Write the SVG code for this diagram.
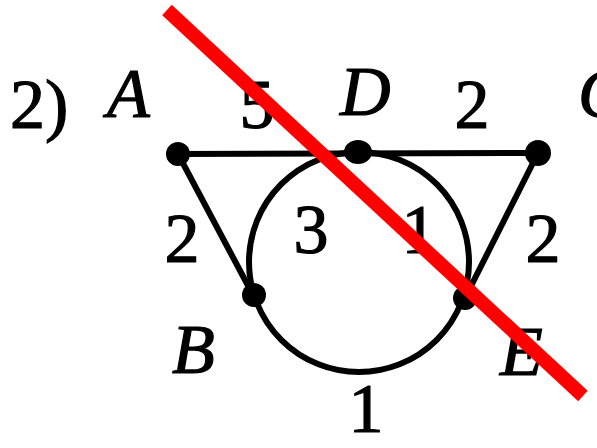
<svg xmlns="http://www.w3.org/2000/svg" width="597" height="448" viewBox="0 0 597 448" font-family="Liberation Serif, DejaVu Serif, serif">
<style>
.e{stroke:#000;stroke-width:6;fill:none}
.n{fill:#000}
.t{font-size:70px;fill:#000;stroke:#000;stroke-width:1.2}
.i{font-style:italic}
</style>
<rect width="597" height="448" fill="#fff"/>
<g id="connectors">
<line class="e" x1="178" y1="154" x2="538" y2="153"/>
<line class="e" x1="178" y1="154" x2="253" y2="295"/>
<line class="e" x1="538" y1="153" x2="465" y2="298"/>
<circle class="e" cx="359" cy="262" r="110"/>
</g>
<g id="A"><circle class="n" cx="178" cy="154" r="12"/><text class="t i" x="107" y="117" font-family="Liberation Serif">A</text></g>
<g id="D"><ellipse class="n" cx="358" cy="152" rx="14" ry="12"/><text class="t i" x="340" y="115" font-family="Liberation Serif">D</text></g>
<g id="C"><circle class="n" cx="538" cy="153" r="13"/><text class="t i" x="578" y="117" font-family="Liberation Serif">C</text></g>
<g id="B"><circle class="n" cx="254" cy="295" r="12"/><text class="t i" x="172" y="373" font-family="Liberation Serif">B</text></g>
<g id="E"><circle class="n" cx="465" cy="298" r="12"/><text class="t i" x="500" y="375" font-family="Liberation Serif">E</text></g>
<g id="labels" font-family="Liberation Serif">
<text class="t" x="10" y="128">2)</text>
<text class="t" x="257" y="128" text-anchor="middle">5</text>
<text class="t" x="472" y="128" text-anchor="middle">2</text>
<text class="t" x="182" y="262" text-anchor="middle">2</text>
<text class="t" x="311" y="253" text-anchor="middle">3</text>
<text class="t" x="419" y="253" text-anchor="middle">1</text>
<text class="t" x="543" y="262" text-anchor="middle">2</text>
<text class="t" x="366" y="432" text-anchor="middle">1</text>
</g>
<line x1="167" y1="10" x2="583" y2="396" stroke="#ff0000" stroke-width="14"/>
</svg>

+--

▸ Problem: Retype the whole listing exactly and leave the pictures out.

▸ Problem solution:
Write the SVG code for this diagram.
<svg xmlns="http://www.w3.org/2000/svg" width="597" height="448" viewBox="0 0 597 448" font-family="Liberation Serif, DejaVu Serif, serif">
<style>
.e{stroke:#000;stroke-width:6;fill:none}
.n{fill:#000}
.t{font-size:70px;fill:#000;stroke:#000;stroke-width:1.2}
.i{font-style:italic}
</style>
<rect width="597" height="448" fill="#fff"/>
<g id="connectors">
<line class="e" x1="178" y1="154" x2="538" y2="153"/>
<line class="e" x1="178" y1="154" x2="253" y2="295"/>
<line class="e" x1="538" y1="153" x2="465" y2="298"/>
<circle class="e" cx="359" cy="262" r="110"/>
</g>
<g id="A"><circle class="n" cx="178" cy="154" r="12"/><text class="t i" x="107" y="117" font-family="Liberation Serif">A</text></g>
<g id="D"><ellipse class="n" cx="358" cy="152" rx="14" ry="12"/><text class="t i" x="340" y="115" font-family="Liberation Serif">D</text></g>
<g id="C"><circle class="n" cx="538" cy="153" r="13"/><text class="t i" x="578" y="117" font-family="Liberation Serif">C</text></g>
<g id="B"><circle class="n" cx="254" cy="295" r="12"/><text class="t i" x="172" y="373" font-family="Liberation Serif">B</text></g>
<g id="E"><circle class="n" cx="465" cy="298" r="12"/><text class="t i" x="500" y="375" font-family="Liberation Serif">E</text></g>
<g id="labels" font-family="Liberation Serif">
<text class="t" x="10" y="128">2)</text>
<text class="t" x="257" y="128" text-anchor="middle">5</text>
<text class="t" x="472" y="128" text-anchor="middle">2</text>
<text class="t" x="182" y="262" text-anchor="middle">2</text>
<text class="t" x="311" y="253" text-anchor="middle">3</text>
<text class="t" x="419" y="253" text-anchor="middle">1</text>
<text class="t" x="543" y="262" text-anchor="middle">2</text>
<text class="t" x="366" y="432" text-anchor="middle">1</text>
</g>
<line x1="167" y1="10" x2="583" y2="396" stroke="#ff0000" stroke-width="14"/>
</svg>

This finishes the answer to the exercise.